* _Input_
┌────────

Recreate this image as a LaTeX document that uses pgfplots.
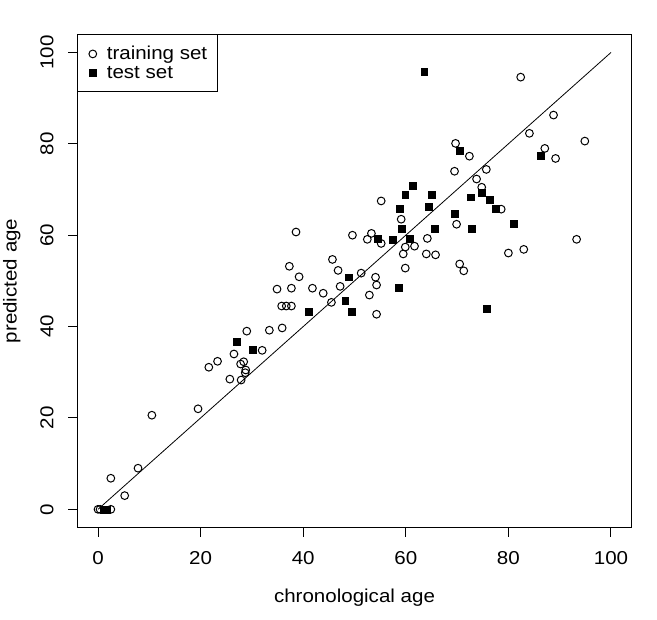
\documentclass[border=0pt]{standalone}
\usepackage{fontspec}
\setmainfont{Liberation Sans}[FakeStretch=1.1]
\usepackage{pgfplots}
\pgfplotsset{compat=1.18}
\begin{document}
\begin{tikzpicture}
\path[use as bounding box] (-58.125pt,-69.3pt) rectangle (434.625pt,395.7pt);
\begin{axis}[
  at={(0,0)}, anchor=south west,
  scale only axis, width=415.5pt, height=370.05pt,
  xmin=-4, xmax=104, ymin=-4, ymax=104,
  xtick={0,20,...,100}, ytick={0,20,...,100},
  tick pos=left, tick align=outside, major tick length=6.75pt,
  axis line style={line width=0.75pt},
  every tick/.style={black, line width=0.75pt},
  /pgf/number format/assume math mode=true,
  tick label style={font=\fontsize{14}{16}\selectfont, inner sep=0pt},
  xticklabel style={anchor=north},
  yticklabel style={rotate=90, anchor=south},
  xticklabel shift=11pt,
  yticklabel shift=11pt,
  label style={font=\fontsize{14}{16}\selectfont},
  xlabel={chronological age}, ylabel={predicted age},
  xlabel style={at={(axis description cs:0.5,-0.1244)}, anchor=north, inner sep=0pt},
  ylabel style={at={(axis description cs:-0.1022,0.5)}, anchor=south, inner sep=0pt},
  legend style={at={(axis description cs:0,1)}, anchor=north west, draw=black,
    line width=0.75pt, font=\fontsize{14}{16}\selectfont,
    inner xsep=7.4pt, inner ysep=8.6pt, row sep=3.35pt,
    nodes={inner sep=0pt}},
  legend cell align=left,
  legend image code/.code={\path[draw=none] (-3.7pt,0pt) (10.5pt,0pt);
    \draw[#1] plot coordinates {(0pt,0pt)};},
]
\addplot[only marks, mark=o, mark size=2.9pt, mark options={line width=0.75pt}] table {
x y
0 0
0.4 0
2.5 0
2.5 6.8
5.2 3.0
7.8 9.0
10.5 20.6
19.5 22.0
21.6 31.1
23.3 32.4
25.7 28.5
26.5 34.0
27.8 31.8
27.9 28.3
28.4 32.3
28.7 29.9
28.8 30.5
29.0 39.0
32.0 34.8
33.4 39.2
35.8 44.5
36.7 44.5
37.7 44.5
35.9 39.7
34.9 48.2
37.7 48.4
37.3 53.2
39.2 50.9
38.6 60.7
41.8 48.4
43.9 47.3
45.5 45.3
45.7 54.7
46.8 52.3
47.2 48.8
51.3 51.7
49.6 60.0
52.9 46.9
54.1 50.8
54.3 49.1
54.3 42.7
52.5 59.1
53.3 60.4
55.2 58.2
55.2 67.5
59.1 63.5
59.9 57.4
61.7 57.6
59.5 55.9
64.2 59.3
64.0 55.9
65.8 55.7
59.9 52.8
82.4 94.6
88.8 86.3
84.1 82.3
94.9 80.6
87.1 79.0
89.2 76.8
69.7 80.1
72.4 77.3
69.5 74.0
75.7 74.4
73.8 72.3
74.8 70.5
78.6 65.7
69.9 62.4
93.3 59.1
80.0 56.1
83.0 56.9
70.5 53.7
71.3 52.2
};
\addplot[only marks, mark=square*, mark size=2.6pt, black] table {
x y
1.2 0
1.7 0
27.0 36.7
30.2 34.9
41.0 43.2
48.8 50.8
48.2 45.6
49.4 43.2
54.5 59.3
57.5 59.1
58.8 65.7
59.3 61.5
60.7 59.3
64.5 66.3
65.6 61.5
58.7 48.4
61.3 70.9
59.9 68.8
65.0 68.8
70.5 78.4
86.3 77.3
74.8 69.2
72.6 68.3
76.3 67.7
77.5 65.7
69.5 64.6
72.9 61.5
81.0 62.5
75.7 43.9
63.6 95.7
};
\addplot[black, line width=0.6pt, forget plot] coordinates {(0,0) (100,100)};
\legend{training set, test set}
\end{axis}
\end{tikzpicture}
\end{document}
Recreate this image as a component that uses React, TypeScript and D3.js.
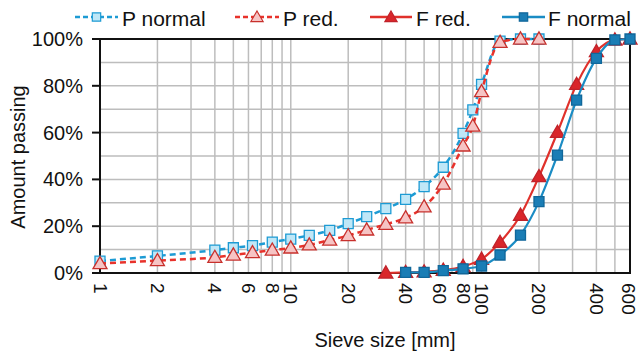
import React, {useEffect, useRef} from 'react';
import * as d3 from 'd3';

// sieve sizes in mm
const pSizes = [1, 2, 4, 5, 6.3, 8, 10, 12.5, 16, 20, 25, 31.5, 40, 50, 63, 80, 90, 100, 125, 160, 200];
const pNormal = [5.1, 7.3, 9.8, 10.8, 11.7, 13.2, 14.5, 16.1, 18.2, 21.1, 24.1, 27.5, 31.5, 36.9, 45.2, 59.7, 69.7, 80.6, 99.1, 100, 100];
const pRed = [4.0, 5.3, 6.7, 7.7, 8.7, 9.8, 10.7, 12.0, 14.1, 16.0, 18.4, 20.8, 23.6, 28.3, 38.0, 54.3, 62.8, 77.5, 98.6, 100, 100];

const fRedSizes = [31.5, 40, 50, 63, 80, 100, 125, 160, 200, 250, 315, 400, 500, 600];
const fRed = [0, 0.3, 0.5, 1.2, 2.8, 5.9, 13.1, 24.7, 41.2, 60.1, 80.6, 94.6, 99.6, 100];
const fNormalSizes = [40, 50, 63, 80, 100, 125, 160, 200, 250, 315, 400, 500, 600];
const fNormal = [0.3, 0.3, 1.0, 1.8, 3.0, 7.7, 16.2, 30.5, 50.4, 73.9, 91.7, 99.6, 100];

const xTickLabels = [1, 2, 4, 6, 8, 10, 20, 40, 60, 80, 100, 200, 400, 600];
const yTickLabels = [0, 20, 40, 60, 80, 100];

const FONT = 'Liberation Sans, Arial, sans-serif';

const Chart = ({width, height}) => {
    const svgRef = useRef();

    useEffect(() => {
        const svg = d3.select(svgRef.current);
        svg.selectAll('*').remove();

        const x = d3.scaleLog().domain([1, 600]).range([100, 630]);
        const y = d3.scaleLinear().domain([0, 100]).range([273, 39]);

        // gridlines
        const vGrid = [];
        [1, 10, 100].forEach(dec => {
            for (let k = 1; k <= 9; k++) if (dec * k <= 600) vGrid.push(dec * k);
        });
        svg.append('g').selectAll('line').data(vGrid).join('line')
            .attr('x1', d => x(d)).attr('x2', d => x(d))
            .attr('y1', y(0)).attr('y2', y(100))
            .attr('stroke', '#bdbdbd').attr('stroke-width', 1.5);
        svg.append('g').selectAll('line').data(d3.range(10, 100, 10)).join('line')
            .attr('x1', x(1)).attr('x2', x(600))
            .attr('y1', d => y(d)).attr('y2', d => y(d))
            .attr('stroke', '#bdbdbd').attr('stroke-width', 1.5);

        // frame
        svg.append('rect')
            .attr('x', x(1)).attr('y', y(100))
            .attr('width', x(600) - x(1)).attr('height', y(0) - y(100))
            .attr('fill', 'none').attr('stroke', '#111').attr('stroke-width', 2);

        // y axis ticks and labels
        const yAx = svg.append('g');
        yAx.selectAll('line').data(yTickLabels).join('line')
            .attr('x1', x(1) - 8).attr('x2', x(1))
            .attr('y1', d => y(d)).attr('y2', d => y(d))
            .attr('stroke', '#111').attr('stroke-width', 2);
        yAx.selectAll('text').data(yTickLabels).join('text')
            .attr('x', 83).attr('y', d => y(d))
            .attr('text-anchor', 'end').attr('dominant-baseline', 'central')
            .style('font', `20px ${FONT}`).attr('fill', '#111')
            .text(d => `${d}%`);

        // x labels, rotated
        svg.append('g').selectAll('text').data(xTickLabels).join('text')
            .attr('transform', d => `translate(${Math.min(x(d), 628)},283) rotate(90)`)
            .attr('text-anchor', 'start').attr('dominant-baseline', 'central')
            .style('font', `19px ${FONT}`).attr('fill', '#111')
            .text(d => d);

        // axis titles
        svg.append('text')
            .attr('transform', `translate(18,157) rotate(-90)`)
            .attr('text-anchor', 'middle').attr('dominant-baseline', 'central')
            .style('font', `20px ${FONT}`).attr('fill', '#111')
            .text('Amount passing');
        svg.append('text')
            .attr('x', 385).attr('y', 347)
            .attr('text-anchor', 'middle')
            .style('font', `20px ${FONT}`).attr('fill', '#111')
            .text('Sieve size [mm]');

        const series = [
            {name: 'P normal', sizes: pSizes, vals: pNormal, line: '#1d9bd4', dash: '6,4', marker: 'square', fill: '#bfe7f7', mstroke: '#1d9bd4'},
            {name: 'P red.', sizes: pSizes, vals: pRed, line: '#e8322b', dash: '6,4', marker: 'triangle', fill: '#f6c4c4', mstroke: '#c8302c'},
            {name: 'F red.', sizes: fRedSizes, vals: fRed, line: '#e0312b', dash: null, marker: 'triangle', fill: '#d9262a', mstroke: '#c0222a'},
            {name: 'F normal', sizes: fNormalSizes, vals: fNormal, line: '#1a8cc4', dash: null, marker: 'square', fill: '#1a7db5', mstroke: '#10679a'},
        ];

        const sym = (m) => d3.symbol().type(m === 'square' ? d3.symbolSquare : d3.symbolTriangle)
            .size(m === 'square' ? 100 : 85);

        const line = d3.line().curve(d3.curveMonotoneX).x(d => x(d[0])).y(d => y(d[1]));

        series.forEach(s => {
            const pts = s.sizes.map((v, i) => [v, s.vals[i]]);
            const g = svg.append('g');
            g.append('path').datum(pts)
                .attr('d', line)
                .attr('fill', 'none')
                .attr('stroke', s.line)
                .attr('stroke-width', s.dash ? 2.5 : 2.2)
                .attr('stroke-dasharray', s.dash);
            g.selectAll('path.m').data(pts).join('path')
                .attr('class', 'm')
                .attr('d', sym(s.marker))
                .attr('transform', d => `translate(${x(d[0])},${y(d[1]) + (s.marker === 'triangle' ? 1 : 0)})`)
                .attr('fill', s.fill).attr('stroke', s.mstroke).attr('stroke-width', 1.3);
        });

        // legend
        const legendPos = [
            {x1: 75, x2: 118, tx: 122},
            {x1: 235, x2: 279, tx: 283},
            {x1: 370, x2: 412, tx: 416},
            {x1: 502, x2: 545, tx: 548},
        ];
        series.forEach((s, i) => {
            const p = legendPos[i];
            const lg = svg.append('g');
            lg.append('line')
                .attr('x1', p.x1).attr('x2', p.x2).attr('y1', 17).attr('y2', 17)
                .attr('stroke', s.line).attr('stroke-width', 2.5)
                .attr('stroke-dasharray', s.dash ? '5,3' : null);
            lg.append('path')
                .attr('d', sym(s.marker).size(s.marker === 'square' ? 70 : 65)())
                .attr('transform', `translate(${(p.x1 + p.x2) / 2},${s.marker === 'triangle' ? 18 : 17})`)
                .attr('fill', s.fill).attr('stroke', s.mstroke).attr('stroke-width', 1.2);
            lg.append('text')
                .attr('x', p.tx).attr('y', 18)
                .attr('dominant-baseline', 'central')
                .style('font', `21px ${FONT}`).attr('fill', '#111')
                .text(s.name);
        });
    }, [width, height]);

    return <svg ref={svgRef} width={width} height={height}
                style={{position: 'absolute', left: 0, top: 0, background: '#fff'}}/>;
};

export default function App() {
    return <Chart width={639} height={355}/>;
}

└────────

* _Problem requirements_
The lines to print start at the line containing "Recreate this image as a component" and end at the line containing "const y = d3.scaleLinear().domain([0, 100]).range([273, 39]);"; print them exactly, both ends included, and leave out every picture.

* _Response to the task_
Recreate this image as a component that uses React, TypeScript and D3.js.
import React, {useEffect, useRef} from 'react';
import * as d3 from 'd3';

// sieve sizes in mm
const pSizes = [1, 2, 4, 5, 6.3, 8, 10, 12.5, 16, 20, 25, 31.5, 40, 50, 63, 80, 90, 100, 125, 160, 200];
const pNormal = [5.1, 7.3, 9.8, 10.8, 11.7, 13.2, 14.5, 16.1, 18.2, 21.1, 24.1, 27.5, 31.5, 36.9, 45.2, 59.7, 69.7, 80.6, 99.1, 100, 100];
const pRed = [4.0, 5.3, 6.7, 7.7, 8.7, 9.8, 10.7, 12.0, 14.1, 16.0, 18.4, 20.8, 23.6, 28.3, 38.0, 54.3, 62.8, 77.5, 98.6, 100, 100];

const fRedSizes = [31.5, 40, 50, 63, 80, 100, 125, 160, 200, 250, 315, 400, 500, 600];
const fRed = [0, 0.3, 0.5, 1.2, 2.8, 5.9, 13.1, 24.7, 41.2, 60.1, 80.6, 94.6, 99.6, 100];
const fNormalSizes = [40, 50, 63, 80, 100, 125, 160, 200, 250, 315, 400, 500, 600];
const fNormal = [0.3, 0.3, 1.0, 1.8, 3.0, 7.7, 16.2, 30.5, 50.4, 73.9, 91.7, 99.6, 100];

const xTickLabels = [1, 2, 4, 6, 8, 10, 20, 40, 60, 80, 100, 200, 400, 600];
const yTickLabels = [0, 20, 40, 60, 80, 100];

const FONT = 'Liberation Sans, Arial, sans-serif';

const Chart = ({width, height}) => {
    const svgRef = useRef();

    useEffect(() => {
        const svg = d3.select(svgRef.current);
        svg.selectAll('*').remove();

        const x = d3.scaleLog().domain([1, 600]).range([100, 630]);
        const y = d3.scaleLinear().domain([0, 100]).range([273, 39]);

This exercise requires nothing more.